Missouri should raise its abysmal cigarette tax
Thanks to the governor and legislature, Missouri has parked itself in the nation’s ashtray.
By refusing to increase the state’s lowest-in-the-nation cigarette tax, elected officials do more than create a gaping hole in the budget.
They invite citizens, especially young people, to take up and continue a harmful habit.
They damage the state’s economy by contributing to a loss of worker productivity.
They cost taxpayers millions of dollars in health costs that must be borne by state and federal governments.
And they stand by while Missourians continue to suffer heart attacks, strokes, smoke-related cancers and premature deaths at a higher rate than the national average.
Missouri is one of just three states that have not increased the tax on cigarettes since 2002. Smokers here pay a rock-bottom 17 cents a pack in state taxes. Virginia, with the second lowest cigarette tax, charges 30 cents a pack.
Statewide ballot initiatives to raise Missouri’s tax narrowly failed in 2002 and 2006, gaining 49 percent of the vote each time. Health groups fervently supported the measures, but tobacco lobbyists pushed back.
Democratic Gov. Jay Nixon and Republican lawmakers use those votes to justify the unconscionably low tax.

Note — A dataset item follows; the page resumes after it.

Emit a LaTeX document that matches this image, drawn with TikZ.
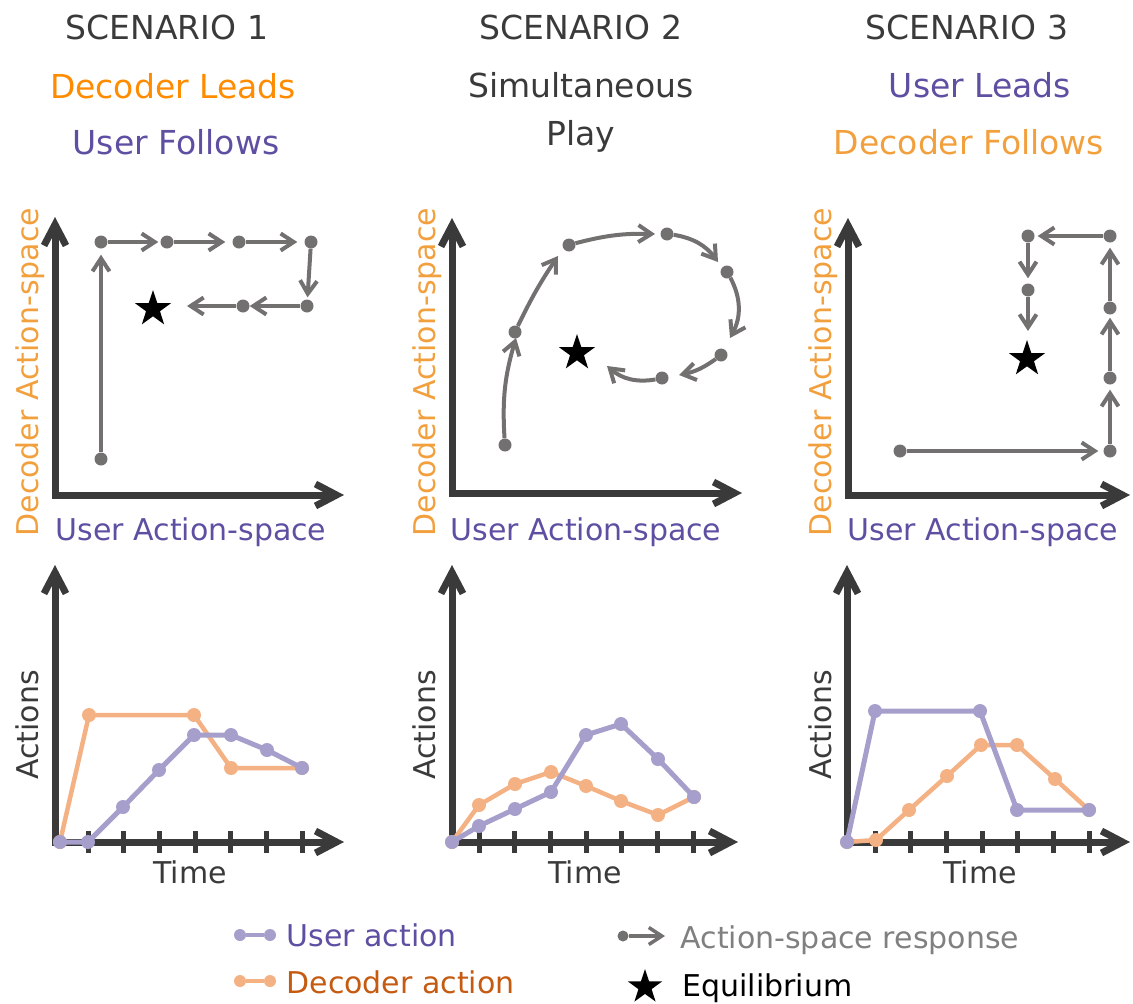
\documentclass[tikz,border=0pt]{standalone}
\usepackage{fontspec}
\setmainfont{DejaVu Sans}
\usetikzlibrary{arrows.meta,shapes.geometric}
\definecolor{axisgray}{HTML}{3A3A3A}
\definecolor{respgray}{HTML}{737070}
\definecolor{userpurple}{HTML}{5E4FA2}
\definecolor{userline}{HTML}{A79FCB}
\definecolor{decline}{HTML}{F4B183}
\definecolor{decbright}{HTML}{FF8C00}
\definecolor{declight}{HTML}{F2A03D}
\definecolor{decdark}{HTML}{C55A11}
\definecolor{legendgray}{HTML}{808080}
\tikzset{
  axis/.style={draw=axisgray, line width=7pt, line join=miter,
    {Straight Barb[length=21pt,width=22pt]}-{Straight Barb[length=21pt,width=22pt]}},
  tick/.style={draw=axisgray, line width=5pt},
  dot/.style={circle, fill=respgray, inner sep=0pt, minimum size=13pt},
  resp/.style={draw=respgray, line width=4pt,
    -{Straight Barb[length=13pt,width=17pt]}, shorten >=4pt},
  udot/.style={circle, fill=userline, inner sep=0pt, minimum size=14pt},
  ddot/.style={circle, fill=decline, inner sep=0pt, minimum size=14pt},
  uline/.style={draw=userline, line width=5pt},
  dline/.style={draw=decline, line width=4.5pt},
  eq/.style={star, star points=5, star point ratio=2.6, fill=black,
    inner sep=0pt, minimum size=38pt},
  title/.style={font=\fontsize{33}{40}\selectfont, anchor=base},
  lab/.style={font=\fontsize{30}{36}\selectfont, anchor=base},
}
\begin{document}
\begin{tikzpicture}[x=1pt,y=-1pt]
\useasboundingbox (0,0) rectangle (1133,1004);

% headings
\node[title, text=axisgray] (t1) at (167,39) {SCENARIO 1};
\node[title, text=decbright] (t1a) at (173,98) {Decoder Leads};
\node[title, text=userpurple] (t1b) at (176,154) {User Follows};
\node[title, text=axisgray] (t2) at (581,39) {SCENARIO 2};
\node[title, text=axisgray] (t2a) at (581,97) {Simultaneous};
\node[title, text=axisgray] (t2b) at (581,145) {Play};
\node[title, text=axisgray] (t3) at (967,39) {SCENARIO 3};
\node[title, text=userpurple] (t3a) at (980,97) {User Leads};
\node[title, text=declight] (t3b) at (969,154) {Decoder Follows};

% action-space axes
\coordinate (o1) at (55,495);
\coordinate (y1) at (55,217);
\coordinate (x1) at (344,495);
\draw[axis] (y1) -- (o1) -- (x1);
\coordinate (o2) at (452,493);
\coordinate (y2) at (452,218);
\coordinate (x2) at (742,493);
\draw[axis] (y2) -- (o2) -- (x2);
\coordinate (o3) at (848,495);
\coordinate (y3) at (848,218);
\coordinate (x3) at (1130,495);
\draw[axis] (y3) -- (o3) -- (x3);

\node[lab, text=userpurple] (ux1) at (191,540) {User Action-space};
\node[lab, text=userpurple] (ux2) at (586,540) {User Action-space};
\node[lab, text=userpurple] (ux3) at (983,540) {User Action-space};
\node[lab, text=declight, rotate=90, anchor=base west] (dy1) at (38,540) {Decoder Action-space};
\node[lab, text=declight, rotate=90, anchor=base west] (dy2) at (435,540) {Decoder Action-space};
\node[lab, text=declight, rotate=90, anchor=base west] (dy3) at (831,540) {Decoder Action-space};

% scenario 1 path
\node[dot] (a0) at (101,459) {};
\node[dot] (a1) at (101,242) {};
\node[dot] (a2) at (167,242) {};
\node[dot] (a3) at (239,242) {};
\node[dot] (a4) at (311,242) {};
\node[dot] (a5) at (307,306) {};
\node[dot] (a6) at (243,306) {};
\coordinate (a7) at (187,306);
\draw[resp, shorten >=6pt] (a0) -- (a1);
\draw[resp, shorten >=2pt] (a1) -- (a2);
\draw[resp, shorten >=7pt] (a2) -- (a3);
\draw[resp, shorten >=7pt] (a3) -- (a4);
\draw[resp, shorten >=2pt] (a4) -- (a5);
\draw[resp, shorten >=0pt] (a5) -- (a6);
\draw[resp, shorten >=0pt] (a6) -- (a7);
\node[eq] (eq1) at (153,309) {};

% scenario 2 path
\node[dot] (b0) at (505,445) {};
\node[dot] (b1) at (515,332) {};
\node[dot] (b2) at (569,245) {};
\node[dot] (b3) at (667,234) {};
\node[dot] (b4) at (727,272) {};
\node[dot] (b5) at (721,355) {};
\node[dot] (b6) at (662,378) {};
\coordinate (b1t) at (516,338);
\coordinate (b2t) at (558,256);
\coordinate (b3t) at (655,234);
\coordinate (b4t) at (718,262);
\coordinate (b5t) at (730,338);
\coordinate (b6t) at (679,375);
\coordinate (b7t) at (607,366);
\draw[resp, shorten >=0pt] (b0) to[bend left=10] (b1t);
\draw[resp, shorten >=0pt] (b1) to[bend left=4] (b2t);
\draw[resp, shorten >=0pt] (b2) to[bend left=8] (b3t);
\draw[resp, shorten >=0pt] (b3) to[bend left=22] (b4t);
\draw[resp, shorten >=0pt] (b4) to[bend left=28] (b5t);
\draw[resp, shorten >=0pt] (b5) to[bend left=12] (b6t);
\draw[resp, shorten >=0pt] (b6) to[bend left=25] (b7t);
\node[eq] (eq2) at (577,353) {};

% scenario 3 path
\node[dot] (c0) at (900,451) {};
\node[dot] (c1) at (1110,451) {};
\node[dot] (c2) at (1110,378) {};
\node[dot] (c3) at (1110,308) {};
\node[dot] (c4) at (1110,236) {};
\node[dot] (c5) at (1028,236) {};
\node[dot] (c6) at (1028,290) {};
\coordinate (c7) at (1028,331);
\draw[resp, shorten >=5pt] (c0) -- (c1);
\draw[resp, shorten >=5pt] (c1) -- (c2);
\draw[resp, shorten >=3pt] (c2) -- (c3);
\draw[resp, shorten >=5pt] (c3) -- (c4);
\draw[resp, shorten >=3pt] (c4) -- (c5);
\draw[resp, shorten >=5pt] (c5) -- (c6);
\draw[resp, shorten >=0pt] (c6) -- (c7);
\node[eq] (eq3) at (1027,359) {};

% time axes
\coordinate (p1) at (55,842);
\coordinate (q1) at (55,565);
\coordinate (r1) at (344,842);
\draw[axis] (q1) -- (p1) -- (r1);
\coordinate (p2) at (452,842);
\coordinate (q2) at (452,565);
\coordinate (r2) at (738,842);
\draw[axis] (q2) -- (p2) -- (r2);
\coordinate (p3) at (847,842);
\coordinate (q3) at (847,565);
\coordinate (r3) at (1130,842);
\draw[axis] (q3) -- (p3) -- (r3);
\foreach \k in {0,...,6} {
  \draw[tick] (88+35.67*\k,831) -- (88+35.67*\k,853);
  \draw[tick] (479+35.67*\k,831) -- (479+35.67*\k,853);
  \draw[tick] (875+35.67*\k,831) -- (875+35.67*\k,853);
}
\node[lab, text=axisgray] (tm1) at (190,883) {Time};
\node[lab, text=axisgray] (tm2) at (585,883) {Time};
\node[lab, text=axisgray] (tm3) at (980,883) {Time};
\node[lab, text=axisgray, rotate=90] (ac1) at (38,725) {Actions};
\node[lab, text=axisgray, rotate=90] (ac2) at (435,725) {Actions};
\node[lab, text=axisgray, rotate=90] (ac3) at (831,725) {Actions};

% scenario 1 actions
\foreach \x/\y [count=\i] in {60/842,89/715,194/715,231/768,302/768}
  \coordinate (da\i) at (\x,\y);
\foreach \x/\y [count=\i] in {60/842,88/842,123/807,159/770,194/735,231/735,267/750,302/768}
  \coordinate (ua\i) at (\x,\y);
\draw[dline] (da1) foreach \i in {2,...,5} {-- (da\i)};
\foreach \i in {1,...,5} \node[ddot] at (da\i) {};
\draw[uline] (ua1) foreach \i in {2,...,8} {-- (ua\i)};
\foreach \i in {1,...,8} \node[udot] at (ua\i) {};

% scenario 2 actions
\foreach \x/\y [count=\i] in {452/842,479/805,515/784,551/772,586/786,621/801,658/815,694/797}
  \coordinate (db\i) at (\x,\y);
\foreach \x/\y [count=\i] in {452/842,479/826,515/809,551/792,586/735,621/724,658/759,694/797}
  \coordinate (ub\i) at (\x,\y);
\draw[dline] (db1) foreach \i in {2,...,8} {-- (db\i)};
\foreach \i in {1,...,8} \node[ddot] at (db\i) {};
\draw[uline] (ub1) foreach \i in {2,...,8} {-- (ub\i)};
\foreach \i in {1,...,8} \node[udot] at (ub\i) {};

% scenario 3 actions
\foreach \x/\y [count=\i] in {847/842,876/840,909/810,947/776,981/745,1017/745,1055/779,1089/810}
  \coordinate (dc\i) at (\x,\y);
\foreach \x/\y [count=\i] in {847/842,875/711,980/711,1017/810,1089/810}
  \coordinate (uc\i) at (\x,\y);
\draw[dline] (dc1) foreach \i in {2,...,8} {-- (dc\i)};
\foreach \i in {1,...,8} \node[ddot] at (dc\i) {};
\draw[uline] (uc1) foreach \i in {2,...,5} {-- (uc\i)};
\foreach \i in {1,...,5} \node[udot] at (uc\i) {};

% legend
\node[udot, minimum size=12pt] (lu1) at (240,935) {};
\node[udot, minimum size=12pt] (lu2) at (270,935) {};
\draw[uline, line width=4.5pt] (lu1) -- (lu2);
\node[lab, text=userpurple, anchor=base west] (lut) at (283,946) {User action};
\node[ddot, minimum size=12pt] (ld1) at (240,981) {};
\node[ddot, minimum size=12pt] (ld2) at (270,981) {};
\draw[dline] (ld1) -- (ld2);
\node[lab, text=decdark, anchor=base west] (ldt) at (283,993) {Decoder action};
\node[dot, minimum size=11pt] (lr1) at (623,936) {};
\coordinate (lr2) at (665,936);
\draw[resp, line width=3.5pt, shorten >=0pt] (lr1) -- (lr2);
\node[lab, text=legendgray, anchor=base west] (lrt) at (677,948) {Action-space response};
\node[eq, minimum size=36pt] (leq) at (645,987) {};
\node[lab, text=black, anchor=base west] (leqt) at (679,996) {Equilibrium};
\end{tikzpicture}
\end{document}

But Missouri taxpayers pay dearly for the failure of its leaders to act responsibly. Research by the Campaign for Tobacco-Free Kids has established that every Missouri household annually pays $586 to cover state and federal expenses caused by smokers.
Smoking-related illnesses create $2.13 billion in medical expenses each year in Missouri. About a quarter of that amount, $532 million, is covered by the state Medicaid program.
The relationship between cost and cigarette usage is well established — by the tobacco companies themselves.
“Tax increases are expected to continue to have an adverse impact on sales of tobacco products … due to lower consumption levels,” cigarette manufacturer Philip Morris said in a 2008 report.
The Campaign for Tobacco-Free Kids estimates that a dollar-per-pack rise in Missouri’s cigarette tax would result in a 16 percent decrease in smoking among high school students.
Researchers also calculate that increasing the price of cigarettes by a dollar would prevent 62,400 young Missourians from becoming addicted adult smokers, and encourage 38,500 adults to quit smoking in the first year.
Over five years, the state would save $18.4 million in medical costs from problematic pregnancies and births, and $23.7 million because of fewer heart attacks and strokes.
The Missouri Budget Project, a non-profit research and advocacy group, has calculated that by increasing the tax to $1.07 a pack — the average of the four largest states bordering Missouri — the state would raise about $500 million. Coincidentally, that’s about the size of next year’s budget shortfall.
But a tax increase that size would have to go to voters. So legislator Mary Still, a Democrat from Columbia, is also proposing raising the tax by 12.5 percent a year for eight years, to get to a dollar-per-pack increase.
The conventional wisdom is that a tax increase can’t be done. But Missouri has never experienced sustained, bipartisan leadership from the governor on down on this crucial public health issue.
It’s time for the state’s leaders to step up. Missouri’s cigarette tax should be in line with its neighbors and the national average. At 17 cents a pack, it’s making the state the butt of a bad joke.